====== Available data
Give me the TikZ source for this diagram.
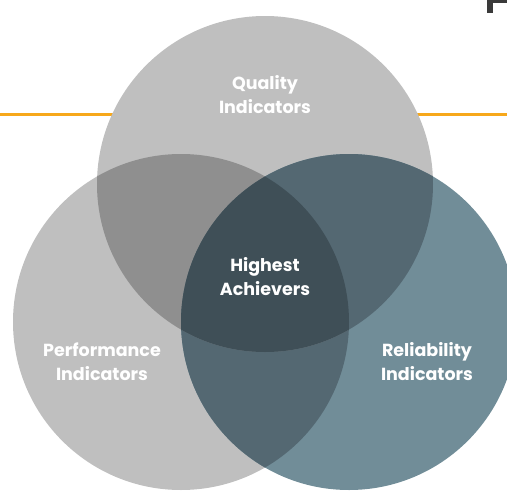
\documentclass[tikz,border=0pt]{standalone}
\usepackage{fontspec}
\setmainfont{Poppins}
\definecolor{vorange}{HTML}{F7A81B}
\definecolor{vgray}{HTML}{BFBFBF}
\definecolor{vgraydark}{HTML}{8F8F8F}
\definecolor{vblue}{HTML}{718D98}
\definecolor{vbluedark}{HTML}{546872}
\definecolor{vcore}{HTML}{3F4F57}
\definecolor{vink}{HTML}{3A3A3A}
\begin{document}
\begin{tikzpicture}[x=1pt,y=-1pt,
    setname/.style={text=white,font=\bfseries\fontsize{17.5}{24}\selectfont,align=center}]
        \useasboundingbox (0,0) rectangle (507,491);
        %% cut-off heading letter
        \fill[vink] (487,0) rectangle (493,13);
        \fill[vink] (487,0) rectangle (507,2.5);
        %% orange rule behind the sets
        \draw[line width=3pt,vorange] (0,114.5) -- (507,114.5);
        %% centres of the three sets
        \coordinate (Q) at (265,184);
        \coordinate (P) at (181,322);
        \coordinate (R) at (349,322);
        %% sets
        \fill[vgray] (Q) circle[radius=168pt];
        \fill[vgray] (P) circle[radius=168pt];
        \fill[vblue] (R) circle[radius=168pt];
        %% overlaps
        \begin{scope}
            \clip (P) circle[radius=168pt];
            \fill[vbluedark] (R) circle[radius=168pt];
        \end{scope}
        \begin{scope}
            \clip (Q) circle[radius=168pt];
            \fill[vgraydark] (P) circle[radius=168pt];
            \fill[vbluedark] (R) circle[radius=168pt];
            \clip (P) circle[radius=168pt];
            \fill[vcore] (R) circle[radius=168pt];
        \end{scope}
        %% labels
        \node[setname] (quality) at (265,95) {Quality\\Indicators};
        \node[setname] (highest) at (265,277) {Highest\\Achievers};
        \node[setname] (performance) at (102,362) {Performance\\Indicators};
        \node[setname] (reliability) at (427,362) {Reliability\\Indicators};
    \end{tikzpicture}
\end{document}
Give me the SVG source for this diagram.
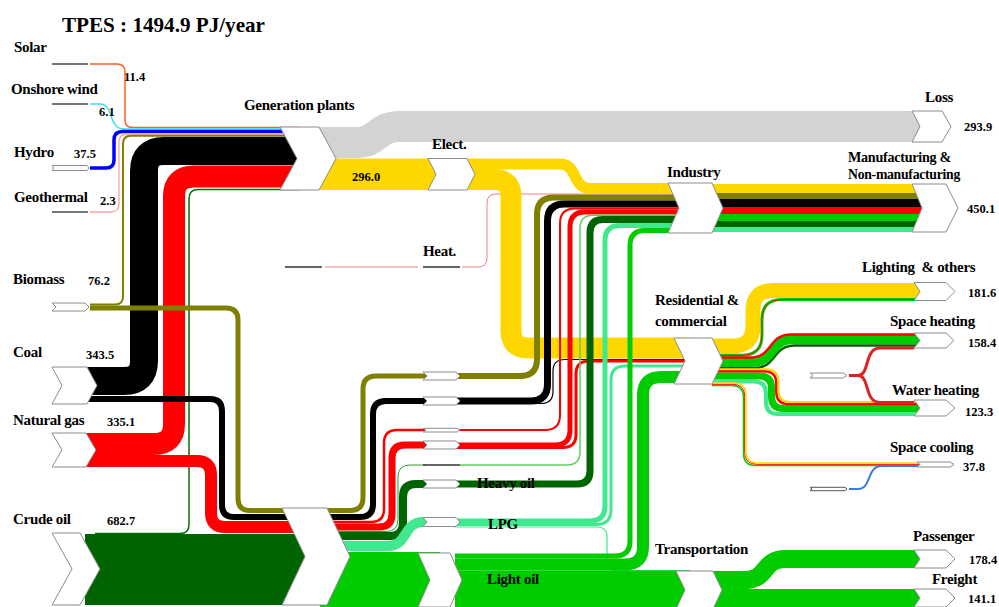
<svg xmlns="http://www.w3.org/2000/svg" width="999" height="607" viewBox="0 0 999 607">
<style>
.f{fill:none;stroke-linecap:butt;stroke-linejoin:round}
.n{fill:#fff;stroke:#8c8c8c;stroke-width:1}
.s{stroke:#777;stroke-width:2}
.lb{font-family:"Liberation Serif","Times New Roman",serif;font-weight:bold;font-size:15px;fill:#000;letter-spacing:-0.3px}
.v{font-family:"Liberation Serif","Times New Roman",serif;font-weight:bold;font-size:12.5px;fill:#000}
.gy{stroke:#d3d3d3}.yl{stroke:#ffd700}.ol{stroke:#808000}.bk{stroke:#000}.rd{stroke:#ff0000}
.dg{stroke:#006400}.bg{stroke:#00cc00}.lg{stroke:#40e890}.pk{stroke:#f08080}
</style>
<rect width="999" height="607" fill="#fff"/>
<text x="62" y="32" font-family="Liberation Serif,Times New Roman,serif" font-weight="bold" font-size="21" textLength="203" lengthAdjust="spacingAndGlyphs">TPES :  1494.9 PJ/year</text>
<g id="connectors">
<path class="f gy" stroke-width="31" d="M310,142.5 H355 C380,142.5 375,126.5 400,126.5 H930"/>
<rect x="310" y="158.5" width="130" height="31.5" fill="#ffd700"/>
<line x1="325" y1="267" x2="418" y2="267" class="pk" stroke-width="1"/>
<path class="f pk" stroke-width="1" d="M462,267 H478 Q487,267 487,258 V203 Q487,194 496,194 H690"/>
<path class="f yl" stroke-width="11" d="M465,164 H560 C578,164 572,188.5 590,188.5 H690"/>
<path class="f yl" stroke-width="21" d="M465,179.5 H494 Q511,179.5 511,196.5 V331 Q511,348 528,348 H690"/>
<path class="f" stroke="#ff6020" stroke-width="1.5" d="M90,64 H117 Q125,64 125,72 V120 Q125,127.5 132.5,127.5 H300"/>
<path class="f" stroke="#40e0e0" stroke-width="1.5" d="M90,104 H100 C114,104 108,129 124,129 H300"/>
<path class="f" stroke="#0000ff" stroke-width="3.5" d="M90,168 H106 Q114,168 114,160 V140 Q114,131.5 122.5,131.5 H300"/>
<path class="f" stroke="#ffa0a0" stroke-width="1.3" d="M90,212 H111 Q119,212 119,204 V142 Q119,134 127,134 H300"/>
<path class="f ol" stroke-width="2" d="M90,304.5 H115 Q123,304.5 123,296.5 V144 Q123,135.8 131,135.8 H300"/>
<path class="f bk" stroke-width="28" d="M85,381 H124 Q144,381 144,361 V171 Q144,151 164,151 H300"/>
<path class="f rd" stroke-width="22" d="M85,444 H154 Q174,444 174,424 V196.5 Q174,176.5 194,176.5 H300"/>
<path class="f" stroke="#007000" stroke-width="1.5" d="M95,533.5 H180 Q189,533.5 189,524.5 V198.5 Q189,189.5 198,189.5 H300"/>
<rect x="85" y="534" width="225" height="71" fill="#006400"/>
<path class="f rd" stroke-width="12" d="M85,461 H197 Q211,461 211,475 V513 Q211,527 225,527 H300"/>
<path class="f bk" stroke-width="6" d="M85,399 H210 Q222,399 222,411 V505 Q222,517 234,517 H300"/>
<path class="f ol" stroke-width="5" d="M90,308 H226 Q238,308 238,320 V498.5 Q238,510.5 250,510.5 H300"/>
<rect x="320" y="552" width="120" height="55" fill="#00cc00"/>
<path class="f ol" stroke-width="5" d="M320,510.5 H350 Q363,510.5 363,497.5 V389 Q363,376 376,376 H430"/>
<path class="f bk" stroke-width="6" d="M320,517 H360 Q373,517 373,504 V414 Q373,401 386,401 H430"/>
<path class="f rd" stroke-width="2.5" d="M320,522 H371 Q384,522 384,509 V443 Q384,430 397,430 H430"/>
<path class="f rd" stroke-width="7" d="M320,527 H379 Q392,527 392,514 V458 Q392,445 405,445 H430"/>
<path class="f" stroke="#339933" stroke-width="1" d="M320,531.5 H386 Q398,531.5 398,519.5 V477 Q398,465 410,465 H425"/>
<path class="f dg" stroke-width="8" d="M320,536 H390 Q403,536 403,523 V497 Q403,484 416,484 H430"/>
<path class="f lg" stroke-width="10" d="M320,546 H388 C408,546 403,522 423,522 H430"/>
<path class="f ol" stroke-width="6" d="M455,376 H520 Q537,376 537,359 V214.5 Q537,197.5 554,197.5 H690"/>
<path class="f bk" stroke-width="7" d="M455,401 H530.5 Q547.5,401 547.5,384 V221 Q547.5,204 564.5,204 H690"/>
<path class="f bk" stroke-width="1.2" d="M455,403.5 H541 Q553,403.5 553,391.5 V371 Q553,359.5 565,359.5 H690"/>
<path class="f rd" stroke-width="2" d="M455,430 H545 Q560,430 560,415 V223.5 Q560,208.5 575,208.5 H690"/>
<path class="f rd" stroke-width="5" d="M455,445 H555 Q570,445 570,430 V227 Q570,212 585,212 H690"/>
<path class="f rd" stroke-width="3" d="M455,447.5 H563 Q576,447.5 576,434.5 V374 Q576,361 589,361 H690"/>
<path class="f" stroke="#5fcf5f" stroke-width="1.5" d="M460,465 H567 Q580,465 580,452 V228.3 Q580,215.3 593,215.3 H690"/>
<path class="f dg" stroke-width="7" d="M455,484 H577 Q590,484 590,471 V232.5 Q590,219.5 603,219.5 H690"/>
<path class="f lg" stroke-width="5" d="M455,521 H590 Q605,521 605,506 V240.5 Q605,225.5 620,225.5 H690"/>
<path class="f lg" stroke-width="3" d="M455,524.5 H596 Q611,524.5 611,509.5 V380 Q611,366 625,366 H690"/>
<path class="f lg" stroke-width="1.2" d="M455,527 H597 Q607,527 607,537 V562 Q607,570.5 615,570.5 H690"/>
<path class="f bg" stroke-width="5" d="M455,556 H615 Q630,556 630,541 V245.5 Q630,230.5 645,230.5 H690"/>
<path class="f bg" stroke-width="12" d="M455,564.5 H625 Q643,564.5 643,546.5 V395 Q643,377 661,377 H690"/>
<rect x="455" y="570.5" width="235" height="37" fill="#00cc00"/>
<rect x="712" y="184" width="218" height="9" fill="#ffd700"/>
<rect x="712" y="193" width="218" height="6" fill="#808000"/>
<rect x="712" y="199" width="218" height="8" fill="#000"/>
<rect x="712" y="207" width="218" height="7" fill="#ff0000"/>
<rect x="712" y="214" width="218" height="7" fill="#00cc00"/>
<rect x="712" y="221" width="218" height="6" fill="#006400"/>
<rect x="712" y="227" width="218" height="5" fill="#40e890"/>
<path class="f yl" stroke-width="15" d="M712,346 H733 Q753,346 753,326 V310.5 Q753,290.5 773,290.5 H925"/>
<path class="f bg" stroke-width="3" d="M712,355.3 H742 Q762,355.3 762,335.3 V319.5 Q762,299.5 782,299.5 H925"/>
<path class="f rd" stroke-width="0.8" d="M712,355.3 H742 Q762,355.3 762,335.3 V319.5 Q762,299.5 782,299.5 H925"/>
<path class="f dg" stroke-width="2.5" d="M712,368 H754 C777,368 772,345.5 795,345.5 H925"/>
<path class="f bg" stroke-width="9" d="M712,362.5 H752 C775,362.5 770,339.5 793,339.5 H925"/>
<path class="f rd" stroke-width="2.5" d="M712,357.5 H750 C773,357.5 768,334.5 791,334.5 H925"/>
<path class="f lg" stroke-width="4" d="M712,381.5 H754 Q766,381.5 766,393.5 V402 Q766,414 778,414 H925"/>
<path class="f bg" stroke-width="7" d="M712,376 H759.5 Q771.5,376 771.5,388 V396.5 Q771.5,408.5 783.5,408.5 H925"/>
<path class="f rd" stroke-width="2.5" d="M712,371.3 H764 Q776.3,371.3 776.3,383.6 V391.7 Q776.3,404 788.6,404 H925"/>
<path class="f yl" stroke-width="2" d="M712,369.2 H766 Q778.5,369.2 778.5,381.7 V389.5 Q778.5,402 791,402 H925"/>
<path class="f bg" stroke-width="1.5" d="M712,385.5 H731.5 Q743.5,385.5 743.5,397.5 V453.5 Q743.5,465.5 755.5,465.5 H920"/>
<path class="f rd" stroke-width="1" d="M712,384.3 H732.7 Q744.7,384.3 744.7,396.3 V452.3 Q744.7,464.3 756.7,464.3 H920"/>
<path class="f yl" stroke-width="1.5" d="M712,383 H734 Q746,383 746,395 V451 Q746,463 758,463 H920"/>
<path class="f" stroke="#dd2222" stroke-width="3" d="M849,375.5 H858 C870,375.5 864,348 880,348 H914"/>
<path class="f" stroke="#dd2222" stroke-width="3" d="M849,375.5 H858 C870,375.5 864,402.5 880,402.5 H914"/>
<path class="f" stroke="#3a7be0" stroke-width="2" d="M849,489 H858 C872,489 866,466 882,466 H918"/>
<path class="f bg" stroke-width="18" d="M712,580 H745 C768,580 762,559 785,559 H925"/>
<rect x="712" y="589" width="213" height="18" fill="#00cc00"/>
</g>
<g id="node-solar"><line class="s" x1="52" y1="64" x2="88" y2="64"/><text class="lb" x="14" y="52">Solar</text><text class="v" x="124" y="81">11.4</text></g>
<g id="node-wind"><line class="s" x1="52" y1="104" x2="88" y2="104"/><text class="lb" x="11" y="94">Onshore wind</text><text class="v" x="99" y="116">6.1</text></g>
<g id="node-hydro"><polygon class="n" points="52,165.5 87,165.5 89,168 87,170.5 52,170.5 54,168"/><text class="lb" x="14" y="157">Hydro</text><text class="v" x="74" y="158">37.5</text></g>
<g id="node-geothermal"><line class="s" x1="52" y1="212" x2="88" y2="212"/><text class="lb" x="14" y="202">Geothermal</text><text class="v" x="100" y="205">2.3</text></g>
<g id="node-biomass"><polygon class="n" points="52,303 85,303 89,307 85,311 52,311 56,307"/><text class="lb" x="13" y="284">Biomass</text><text class="v" x="88" y="285">76.2</text></g>
<g id="node-coal"><polygon class="n" points="52,367 87,367 97,385.5 87,404 52,404 62,385.5"/><text class="lb" x="13" y="357">Coal</text><text class="v" x="86" y="359">343.5</text></g>
<g id="node-gas"><polygon class="n" points="52,433 86,433 96,450 86,467 52,467 62,450"/><text class="lb" x="13" y="425">Natural gas</text><text class="v" x="107" y="426">335.1</text></g>
<g id="node-crude"><polygon class="n" points="52,533 80,533 100,569 80,605 52,605 72,569"/><text class="lb" x="13" y="524">Crude oil</text><text class="v" x="107" y="525">682.7</text></g>
<g id="node-generation"><polygon class="n" points="280,127 319,127 336,158.5 319,190 280,190 297,158.5"/><text class="lb" x="244" y="110">Generation plants</text><text class="v" x="352" y="181">296.0</text></g>
<g id="node-elect"><polygon class="n" points="428,158.5 467,158.5 475,174.25 467,190 428,190 436,174.25"/><text class="lb" x="432" y="149">Elect.</text></g>
<g id="node-heat"><line x1="285" y1="267" x2="322" y2="267" stroke="#333" stroke-width="1.5"/><line x1="423" y1="267" x2="460" y2="267" stroke="#333" stroke-width="1.5"/><text class="lb" x="423" y="256">Heat.</text></g>
<g id="node-refinery"><polygon class="n" points="282,508 327,508 350,556.5 327,605 282,605 305,556.5"/></g>
<g id="node-biomass-conv"><polygon class="n" points="423,372 456,372 460,376 456,380 423,380 427,376"/></g>
<g id="node-coal-conv"><polygon class="n" points="423,397 456,397 460,401 456,405 423,405 427,401"/></g>
<g id="node-gas-conv1"><polygon class="n" points="423,428.3 457,428.3 460,430.2 457,432 423,432 426,430.2"/></g>
<g id="node-gas-conv2"><polygon class="n" points="423,441 456,441 460,445 456,449 423,449 427,445"/></g>
<g id="node-other-conv"><line x1="423" y1="465" x2="460" y2="465" stroke="#333" stroke-width="1.5"/></g>
<g id="node-heavy-oil"><polygon class="n" points="423,480 456,480 460,484 456,488 423,488 427,484"/><text class="lb" x="477" y="488">Heavy oil</text></g>
<g id="node-lpg"><polygon class="n" points="423,517.5 456,517.5 460,522 456,526.5 423,526.5 427,522"/><text class="lb" x="488" y="529">LPG</text></g>
<g id="node-light-oil"><polygon class="n" points="418,553 450,553 462,580 450,607 418,607 430,580"/><text class="lb" x="487" y="584">Light oil</text></g>
<g id="node-industry"><polygon class="n" points="668,183 712,183 723,208 712,233 668,233 679,208"/><text class="lb" x="667" y="177">Industry</text></g>
<g id="node-residential"><polygon class="n" points="674,338 712,338 723,361 712,384 674,384 685,361"/><text class="lb" x="655" y="305">Residential &amp;</text><text class="lb" x="655" y="326">commercial</text></g>
<g id="node-transportation"><polygon class="n" points="676,571 713,571 722,590 713,609 676,609 685,590"/><text class="lb" x="655" y="554">Transportation</text></g>
<g id="node-loss"><polygon class="n" points="912,111 942,111 951,126.5 942,142 912,142 920,126.5"/><text class="lb" x="925" y="102">Loss</text><text class="v" x="964" y="131">293.9</text></g>
<g id="node-manufacturing"><polygon class="n" points="912,184 946,184 958,208 946,232 912,232 922,208"/><text class="lb" x="848" y="162" font-size="14" textLength="103" lengthAdjust="spacingAndGlyphs">Manufacturing &amp;</text><text class="lb" x="848" y="179" font-size="14" textLength="112" lengthAdjust="spacingAndGlyphs">Non-manufacturing</text><text class="v" x="967" y="213">450.1</text></g>
<g id="node-lighting"><polygon class="n" points="914,282.5 946,282.5 955,291.5 946,300.5 914,300.5 920,291.5"/><text class="lb" x="862" y="272">Lighting&#160; &amp; others</text><text class="v" x="968" y="297">181.6</text></g>
<g id="node-space-heating"><polygon class="n" points="914,333 946,333 954,340.5 946,348 914,348 920,340.5"/><text class="lb" x="890" y="326">Space heating</text><text class="v" x="968" y="347">158.4</text></g>
<g id="node-heat-source"><polygon class="n" points="810,373 843,373 847,375.5 843,378 810,378 813,375.5"/></g>
<g id="node-water-heating"><polygon class="n" points="914,400 946,400 955,408 946,416 914,416 920,408"/><text class="lb" x="892" y="395">Water heating</text><text class="v" x="965" y="416">123.3</text></g>
<g id="node-space-cooling"><polygon class="n" points="917,462 950,462 954,464.5 950,467 917,467 920,464.5"/><text class="lb" x="890" y="452">Space cooling</text><text class="v" x="963" y="471">37.8</text></g>
<g id="node-cooling-source"><polygon fill="#fff" stroke="#555" stroke-width="1" points="810,487.3 845,487.3 847,489 845,490.7 810,490.7 812,489"/></g>
<g id="node-passenger"><polygon class="n" points="914,550 946,550 955,559 946,568 914,568 920,559"/><text class="lb" x="913" y="541">Passenger</text><text class="v" x="969" y="564">178.4</text></g>
<g id="node-freight"><polygon class="n" points="914,589 946,589 955,598 946,607 914,607 920,598"/><text class="lb" x="932" y="584">Freight</text><text class="v" x="968" y="603">141.1</text></g>
</svg>
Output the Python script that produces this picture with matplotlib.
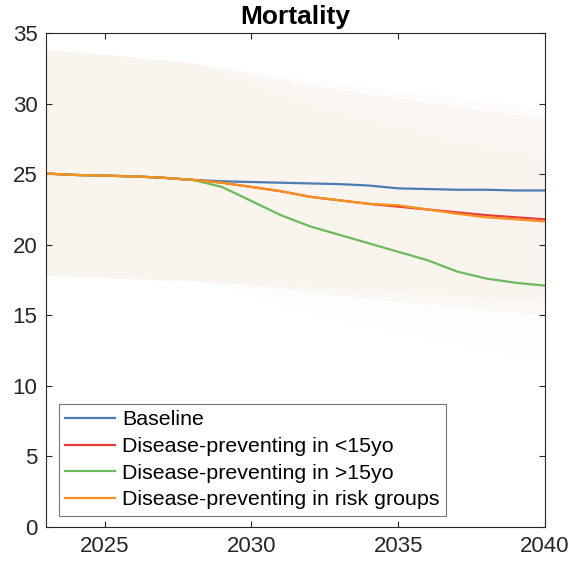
import matplotlib
matplotlib.use('Agg')
import matplotlib.pyplot as plt

plt.rcParams['font.family'] = ['Liberation Sans', 'DejaVu Sans']

years = list(range(2023, 2041))

# mortality per scenario
baseline = [25.05, 24.95, 24.9, 24.85, 24.75, 24.6, 24.5, 24.45, 24.4, 24.35,
            24.3, 24.2, 24.0, 23.95, 23.9, 23.9, 23.85, 23.85]
dp_under15 = [25.05, 24.95, 24.9, 24.85, 24.75, 24.6, 24.4, 24.1, 23.8, 23.4,
              23.15, 22.9, 22.7, 22.5, 22.3, 22.1, 21.95, 21.8]
dp_over15 = [25.05, 24.95, 24.9, 24.85, 24.75, 24.6, 24.1, 23.1, 22.1, 21.3,
             20.7, 20.1, 19.5, 18.9, 18.1, 17.6, 17.3, 17.1]
dp_risk = [25.05, 24.95, 24.9, 24.85, 24.75, 24.6, 24.4, 24.1, 23.8, 23.4,
           23.15, 22.9, 22.8, 22.5, 22.2, 21.95, 21.8, 21.65]

# uncertainty bounds (upper / lower) per scenario
baseline_hi = [33.85, 33.7, 33.5, 33.3, 33.1, 32.9, 32.6, 32.3, 32.0, 31.7,
               31.5, 31.2, 30.9, 30.7, 30.4, 30.2, 29.9, 29.7]
baseline_lo = [17.8, 17.75, 17.7, 17.6, 17.5, 17.45, 17.35, 17.25, 17.15, 17.0,
               16.9, 16.8, 16.7, 16.5, 16.4, 16.25, 16.1, 16.0]
under15_hi = [33.85, 33.7, 33.5, 33.3, 33.1, 32.9, 32.5, 32.1, 31.7, 31.3,
              31.0, 30.7, 30.4, 30.1, 29.8, 29.5, 29.2, 29.0]
under15_lo = [17.8, 17.75, 17.7, 17.6, 17.5, 17.45, 17.3, 17.1, 16.9, 16.6,
              16.4, 16.2, 16.0, 15.8, 15.6, 15.4, 15.2, 15.0]
over15_hi = [33.85, 33.7, 33.5, 33.3, 33.1, 32.9, 32.3, 31.5, 30.7, 30.0,
             29.5, 29.0, 28.5, 28.0, 27.4, 27.0, 26.7, 26.4]
over15_lo = [17.8, 17.75, 17.7, 17.6, 17.5, 17.45, 17.1, 16.5, 15.8, 15.2,
             14.8, 14.3, 13.9, 13.5, 13.0, 12.6, 12.3, 12.0]
risk_hi = [33.85, 33.7, 33.5, 33.3, 33.1, 32.9, 32.5, 32.1, 31.7, 31.3,
           31.0, 30.7, 30.4, 30.1, 29.8, 29.5, 29.2, 29.0]
risk_lo = [17.8, 17.75, 17.7, 17.6, 17.5, 17.45, 17.3, 17.1, 16.9, 16.6,
           16.4, 16.2, 16.0, 15.8, 15.6, 15.4, 15.2, 15.0]

labels = ['Baseline', 'Disease-preventing in <15yo',
          'Disease-preventing in >15yo', 'Disease-preventing in risk groups']
colors = ['#4a7db3', '#e63c3c', '#6cbb5a', '#f7921e']
band_colors = ['#e8b890', '#f0a080', '#d8c0a0', '#f5b070']

series = [baseline, dp_under15, dp_over15, dp_risk]
bands = [(baseline_lo, baseline_hi), (under15_lo, under15_hi),
         (over15_lo, over15_hi), (risk_lo, risk_hi)]

fig = plt.figure(figsize=(5.72, 5.62), dpi=100)
ax = fig.add_axes([0.080, 0.0628, 0.873, 0.878])

for (lo, hi), c in zip(bands, band_colors):
    ax.fill_between(years, lo, hi, color=c, alpha=0.03, linewidth=0)

for vals, c, lab in zip(series, colors, labels):
    ax.plot(years, vals, color=c, lw=1.6, label=lab)

ax.set_xlim(2023, 2040)
ax.set_ylim(0, 35)
ax.set_xticks([2025, 2030, 2035, 2040])
ax.set_yticks(range(0, 36, 5))
ax.tick_params(direction='in', length=4, width=0.8, top=True, right=True,
               labelsize=16, colors='#262626', pad=7)
ax.tick_params(axis='y', pad=6)
for s in ax.spines.values():
    s.set_color('#262626')
    s.set_linewidth(0.8)

ax.set_title('Mortality', fontsize=19, fontweight='bold', pad=7)

leg = ax.legend(loc='lower left', bbox_to_anchor=(0.026, 0.022), fontsize=15.4,
                frameon=True, fancybox=False, edgecolor='#555555',
                handlelength=2.35, handletextpad=0.3, labelspacing=0.36,
                borderpad=0.3, borderaxespad=0)
leg.get_frame().set_linewidth(0.8)

fig.savefig('out.png', dpi=100)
============
**Aim of the exercise:**
List every line above that holds the word "diagram".

**Exercise answer:**
Give me the TikZ source for this diagram.
Give me the SVG source for this diagram.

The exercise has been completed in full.